# [MATERIAL FOR THIS TASK]
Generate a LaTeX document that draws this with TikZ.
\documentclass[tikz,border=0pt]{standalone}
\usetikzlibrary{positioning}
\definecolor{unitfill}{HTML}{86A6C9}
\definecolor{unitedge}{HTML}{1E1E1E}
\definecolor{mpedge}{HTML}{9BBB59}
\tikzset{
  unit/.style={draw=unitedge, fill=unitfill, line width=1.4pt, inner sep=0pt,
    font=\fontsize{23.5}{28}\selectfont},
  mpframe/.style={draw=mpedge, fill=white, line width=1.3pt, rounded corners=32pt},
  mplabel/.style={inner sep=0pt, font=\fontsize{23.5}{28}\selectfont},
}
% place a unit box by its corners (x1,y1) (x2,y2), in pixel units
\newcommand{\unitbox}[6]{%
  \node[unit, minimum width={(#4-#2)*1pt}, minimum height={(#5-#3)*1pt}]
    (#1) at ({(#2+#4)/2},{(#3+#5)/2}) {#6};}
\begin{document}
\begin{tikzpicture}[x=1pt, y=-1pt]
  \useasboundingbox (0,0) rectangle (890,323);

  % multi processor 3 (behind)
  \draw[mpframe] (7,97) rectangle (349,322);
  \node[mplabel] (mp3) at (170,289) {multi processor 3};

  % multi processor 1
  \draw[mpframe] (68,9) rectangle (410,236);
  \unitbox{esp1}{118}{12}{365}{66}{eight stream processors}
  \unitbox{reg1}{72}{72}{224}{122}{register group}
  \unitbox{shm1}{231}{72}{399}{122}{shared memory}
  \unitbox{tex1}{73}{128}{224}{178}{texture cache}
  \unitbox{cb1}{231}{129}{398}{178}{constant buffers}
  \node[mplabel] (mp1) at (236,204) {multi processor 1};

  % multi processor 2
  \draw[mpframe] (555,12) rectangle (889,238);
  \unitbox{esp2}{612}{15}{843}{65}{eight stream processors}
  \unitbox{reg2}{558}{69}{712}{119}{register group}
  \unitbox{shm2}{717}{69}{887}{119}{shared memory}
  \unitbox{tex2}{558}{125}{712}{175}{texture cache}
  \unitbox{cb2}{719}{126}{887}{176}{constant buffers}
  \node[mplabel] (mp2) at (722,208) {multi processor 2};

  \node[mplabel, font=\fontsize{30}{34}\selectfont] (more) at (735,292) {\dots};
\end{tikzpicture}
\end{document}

...

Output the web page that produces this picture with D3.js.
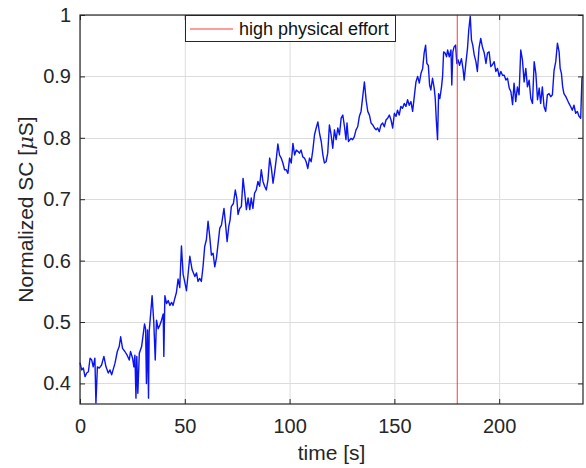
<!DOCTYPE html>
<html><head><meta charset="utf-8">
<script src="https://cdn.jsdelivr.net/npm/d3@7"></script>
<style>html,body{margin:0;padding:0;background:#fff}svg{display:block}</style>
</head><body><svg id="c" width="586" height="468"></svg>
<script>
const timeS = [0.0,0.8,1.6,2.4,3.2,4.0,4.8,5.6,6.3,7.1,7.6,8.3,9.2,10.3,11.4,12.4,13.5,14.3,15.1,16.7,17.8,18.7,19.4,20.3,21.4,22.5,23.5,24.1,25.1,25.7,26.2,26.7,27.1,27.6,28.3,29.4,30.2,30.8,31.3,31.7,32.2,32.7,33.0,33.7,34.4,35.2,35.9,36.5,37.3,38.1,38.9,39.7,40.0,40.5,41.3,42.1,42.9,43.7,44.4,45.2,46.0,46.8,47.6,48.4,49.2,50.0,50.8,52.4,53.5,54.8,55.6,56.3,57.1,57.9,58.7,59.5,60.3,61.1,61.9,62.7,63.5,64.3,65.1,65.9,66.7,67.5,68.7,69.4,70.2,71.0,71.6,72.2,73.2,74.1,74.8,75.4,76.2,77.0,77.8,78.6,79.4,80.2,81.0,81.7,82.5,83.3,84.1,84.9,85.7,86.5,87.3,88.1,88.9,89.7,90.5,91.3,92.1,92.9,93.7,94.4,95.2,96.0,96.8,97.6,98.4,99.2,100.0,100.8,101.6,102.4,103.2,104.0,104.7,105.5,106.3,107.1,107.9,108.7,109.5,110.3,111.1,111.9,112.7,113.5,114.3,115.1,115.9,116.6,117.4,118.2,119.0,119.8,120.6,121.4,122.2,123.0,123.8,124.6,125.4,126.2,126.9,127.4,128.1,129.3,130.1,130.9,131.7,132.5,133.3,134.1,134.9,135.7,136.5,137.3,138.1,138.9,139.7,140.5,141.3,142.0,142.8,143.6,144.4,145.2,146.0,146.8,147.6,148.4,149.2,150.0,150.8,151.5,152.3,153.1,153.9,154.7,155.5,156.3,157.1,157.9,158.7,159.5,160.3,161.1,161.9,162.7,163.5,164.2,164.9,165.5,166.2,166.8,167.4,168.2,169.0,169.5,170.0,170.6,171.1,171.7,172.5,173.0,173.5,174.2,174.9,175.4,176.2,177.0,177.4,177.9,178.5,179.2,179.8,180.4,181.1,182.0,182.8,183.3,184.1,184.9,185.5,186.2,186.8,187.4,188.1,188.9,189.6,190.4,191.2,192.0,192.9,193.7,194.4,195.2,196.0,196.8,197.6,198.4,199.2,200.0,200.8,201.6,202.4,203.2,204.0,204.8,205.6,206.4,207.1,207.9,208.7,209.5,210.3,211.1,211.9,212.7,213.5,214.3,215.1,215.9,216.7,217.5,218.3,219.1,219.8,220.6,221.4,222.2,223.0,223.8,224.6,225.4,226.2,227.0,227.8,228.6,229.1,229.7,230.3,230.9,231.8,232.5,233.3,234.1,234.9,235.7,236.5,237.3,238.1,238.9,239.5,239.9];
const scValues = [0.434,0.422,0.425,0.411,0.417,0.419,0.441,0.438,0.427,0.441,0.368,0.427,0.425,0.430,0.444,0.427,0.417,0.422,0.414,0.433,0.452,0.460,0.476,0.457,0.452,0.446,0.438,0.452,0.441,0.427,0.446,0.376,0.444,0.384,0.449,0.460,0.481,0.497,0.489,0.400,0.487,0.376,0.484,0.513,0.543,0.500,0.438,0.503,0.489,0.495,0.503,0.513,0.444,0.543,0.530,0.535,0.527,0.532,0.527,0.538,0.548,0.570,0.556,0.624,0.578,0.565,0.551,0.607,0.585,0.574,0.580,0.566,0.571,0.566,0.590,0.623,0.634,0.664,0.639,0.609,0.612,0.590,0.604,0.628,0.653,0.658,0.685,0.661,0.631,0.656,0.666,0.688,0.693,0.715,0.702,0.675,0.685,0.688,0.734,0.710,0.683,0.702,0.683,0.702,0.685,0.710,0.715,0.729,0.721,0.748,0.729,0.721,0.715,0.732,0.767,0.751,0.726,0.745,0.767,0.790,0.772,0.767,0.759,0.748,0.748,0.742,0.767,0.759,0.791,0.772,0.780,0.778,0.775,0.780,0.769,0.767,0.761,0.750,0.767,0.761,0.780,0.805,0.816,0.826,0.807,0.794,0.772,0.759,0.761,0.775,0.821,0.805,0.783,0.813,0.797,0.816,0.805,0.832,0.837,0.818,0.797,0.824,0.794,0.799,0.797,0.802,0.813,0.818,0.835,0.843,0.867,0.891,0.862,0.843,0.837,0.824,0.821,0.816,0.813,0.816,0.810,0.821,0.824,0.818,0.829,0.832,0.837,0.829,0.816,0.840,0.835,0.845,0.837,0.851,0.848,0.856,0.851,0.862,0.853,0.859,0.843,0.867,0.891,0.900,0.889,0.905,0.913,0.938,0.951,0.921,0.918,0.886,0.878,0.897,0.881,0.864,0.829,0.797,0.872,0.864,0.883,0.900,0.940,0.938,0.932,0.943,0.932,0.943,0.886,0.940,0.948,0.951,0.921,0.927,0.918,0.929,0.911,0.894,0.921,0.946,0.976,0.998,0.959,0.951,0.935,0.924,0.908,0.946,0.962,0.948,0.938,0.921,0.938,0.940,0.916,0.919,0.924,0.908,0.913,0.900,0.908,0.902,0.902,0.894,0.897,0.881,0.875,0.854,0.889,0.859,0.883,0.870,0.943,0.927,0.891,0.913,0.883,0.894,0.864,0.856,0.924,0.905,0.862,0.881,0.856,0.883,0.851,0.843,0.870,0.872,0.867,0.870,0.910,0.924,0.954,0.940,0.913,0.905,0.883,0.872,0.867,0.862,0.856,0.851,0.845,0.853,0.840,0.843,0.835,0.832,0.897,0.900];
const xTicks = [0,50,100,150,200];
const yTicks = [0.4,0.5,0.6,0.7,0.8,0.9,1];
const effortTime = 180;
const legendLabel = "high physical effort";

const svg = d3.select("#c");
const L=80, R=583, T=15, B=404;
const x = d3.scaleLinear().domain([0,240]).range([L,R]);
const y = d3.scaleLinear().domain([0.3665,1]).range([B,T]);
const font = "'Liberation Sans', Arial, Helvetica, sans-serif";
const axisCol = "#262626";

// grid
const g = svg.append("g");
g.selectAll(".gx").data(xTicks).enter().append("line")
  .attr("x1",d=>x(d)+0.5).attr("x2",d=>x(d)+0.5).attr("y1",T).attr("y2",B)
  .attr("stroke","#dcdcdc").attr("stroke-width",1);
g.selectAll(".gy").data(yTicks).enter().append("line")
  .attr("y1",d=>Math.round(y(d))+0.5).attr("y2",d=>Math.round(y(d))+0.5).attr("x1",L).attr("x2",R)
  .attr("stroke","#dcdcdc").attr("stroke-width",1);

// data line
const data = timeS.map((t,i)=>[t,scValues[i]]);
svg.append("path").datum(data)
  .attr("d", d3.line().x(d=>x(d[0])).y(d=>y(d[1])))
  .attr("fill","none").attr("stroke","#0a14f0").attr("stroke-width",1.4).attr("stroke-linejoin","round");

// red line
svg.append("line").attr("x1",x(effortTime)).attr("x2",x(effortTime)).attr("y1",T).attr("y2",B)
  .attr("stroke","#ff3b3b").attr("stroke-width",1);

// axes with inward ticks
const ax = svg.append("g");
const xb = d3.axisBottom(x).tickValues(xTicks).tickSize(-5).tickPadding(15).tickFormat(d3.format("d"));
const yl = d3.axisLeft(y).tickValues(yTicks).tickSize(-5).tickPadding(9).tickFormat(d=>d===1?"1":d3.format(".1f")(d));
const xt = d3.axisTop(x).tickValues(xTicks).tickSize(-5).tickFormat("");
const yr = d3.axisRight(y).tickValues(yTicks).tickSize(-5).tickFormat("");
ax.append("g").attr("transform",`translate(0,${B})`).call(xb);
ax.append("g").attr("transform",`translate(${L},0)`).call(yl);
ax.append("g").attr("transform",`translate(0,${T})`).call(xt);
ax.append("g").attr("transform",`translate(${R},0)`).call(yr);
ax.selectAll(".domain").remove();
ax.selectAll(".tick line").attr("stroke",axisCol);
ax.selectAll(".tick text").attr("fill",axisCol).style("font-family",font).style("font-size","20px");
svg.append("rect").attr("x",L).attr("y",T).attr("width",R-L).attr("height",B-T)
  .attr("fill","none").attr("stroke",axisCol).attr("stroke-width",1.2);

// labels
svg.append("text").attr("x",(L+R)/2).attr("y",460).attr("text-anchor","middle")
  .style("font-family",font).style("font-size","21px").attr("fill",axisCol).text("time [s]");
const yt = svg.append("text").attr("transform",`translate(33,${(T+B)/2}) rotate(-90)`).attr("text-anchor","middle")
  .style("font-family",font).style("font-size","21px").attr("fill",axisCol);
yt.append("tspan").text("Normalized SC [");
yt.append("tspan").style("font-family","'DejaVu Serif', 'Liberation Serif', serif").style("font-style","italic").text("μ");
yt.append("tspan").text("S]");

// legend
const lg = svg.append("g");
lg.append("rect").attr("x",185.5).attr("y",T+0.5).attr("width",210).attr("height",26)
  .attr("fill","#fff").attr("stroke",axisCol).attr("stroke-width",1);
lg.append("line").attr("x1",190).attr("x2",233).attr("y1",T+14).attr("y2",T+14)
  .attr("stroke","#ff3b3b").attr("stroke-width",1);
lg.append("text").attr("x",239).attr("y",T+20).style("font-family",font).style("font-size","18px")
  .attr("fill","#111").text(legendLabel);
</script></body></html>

* * *

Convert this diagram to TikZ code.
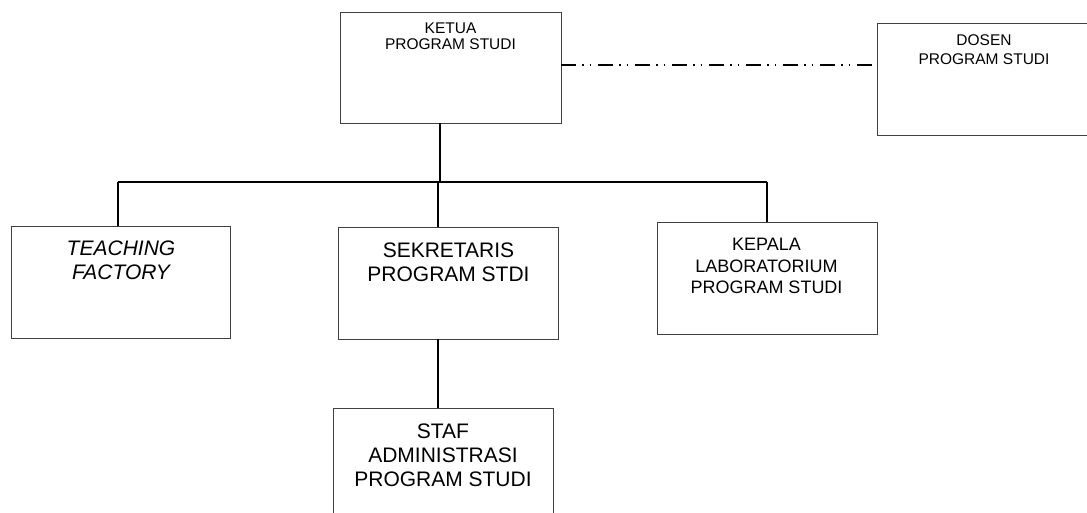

# [STATED GOAL]
Report every line containing the word "with" from the listing above.

# [OUTPUT FOR THIS TASK]
Generate a LaTeX document that draws this with TikZ.
Output the web page that produces this picture with D3.js.
// axes with inward ticks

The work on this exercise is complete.